I think of what Officer Fruge told me about being at a scene last week, using up all her Narcan reviving multiple people who had overdosed.
“Check back with me tomorrow,” Rex says.
He plans to spend time in the trace evidence lab looking at samples of residue found in the wine, seeing what might turn up on the scanning electron microscope. In the meantime, he’ll let me know if there are new developments, and I end the call, the lights of my building up ahead. I look over at Benton, feeling guilty before saying it.
“It may be rather late by the time I get home.” I tell him what he already knows. “Having been out the entire day with all that’s going on? There’s lasagna and extra sauce in the freezer, also the makings for salad.”
“Don’t worry about me.” He reaches for my hand, lacing his fingers through mine. “I have a feeling I’ll be pretty tied up with Lucy, following up on Jared Horton and everything else. Her data mining might be useful now that we’re getting a better idea what he and Gwen were up to.”
He’ll throw together something for a late supper, have it ready when I get there, he promises, always this thoughtful.
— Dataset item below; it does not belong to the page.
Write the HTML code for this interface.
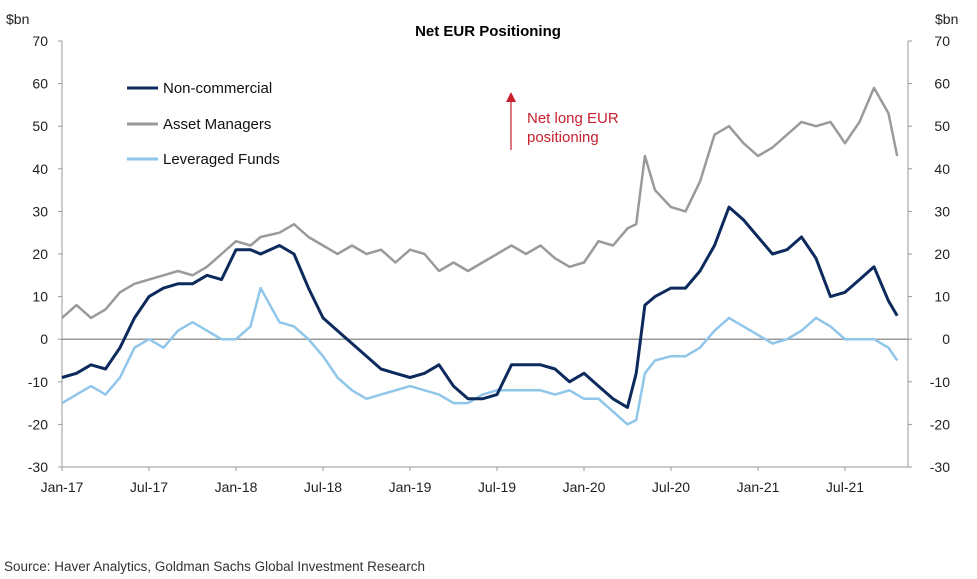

“For sure I’ve got to check in with Maggie, get up to speed on what I’ve missed.” I feel overwhelmed as I go down the list, this day a washout. “And Marino and I need to take a look at Daingerfield Island, at the areas where Gwen Hainey’s and Cammie Ramada’s bodies were found.”
“I understand but it’s already dark. I don’t suppose it can wait until tomorrow?”
“Since we don’t know who’s killing whom, it doesn’t seem anything can wait, Benton. I need to look around in the dark. It’s better for what I have in mind.”
“I prefer you’d get home at a decent hour tonight, that’s all.” He sounds like an overprotective husband, and I know when he’s unsettled.
“I wish I could,” I reply, my parking lot in the next block, an unbroken line of bright red taillights leading to it.
“Considering what the last twenty-four hours have been like, it would be good if you could get some rest, Kay,” he says, and by now if nothing else, we know how to negotiate.
“I have a thought.” I dig my keys out of my briefcase, mindful of the empty gun compartment.
Maybe my husband can pack a pistol on the White House grounds but people like me certainly can’t. The Sig Sauer is tucked in my bedside drawer, the trigger lock on.
“We’ll make a deal,” I suggest.
Instead of meeting Marino at Daingerfield Island or having him follow me there, I’ll ask him to pick me up here at the office. As I’m saying it, I’m sending him a text to that effect.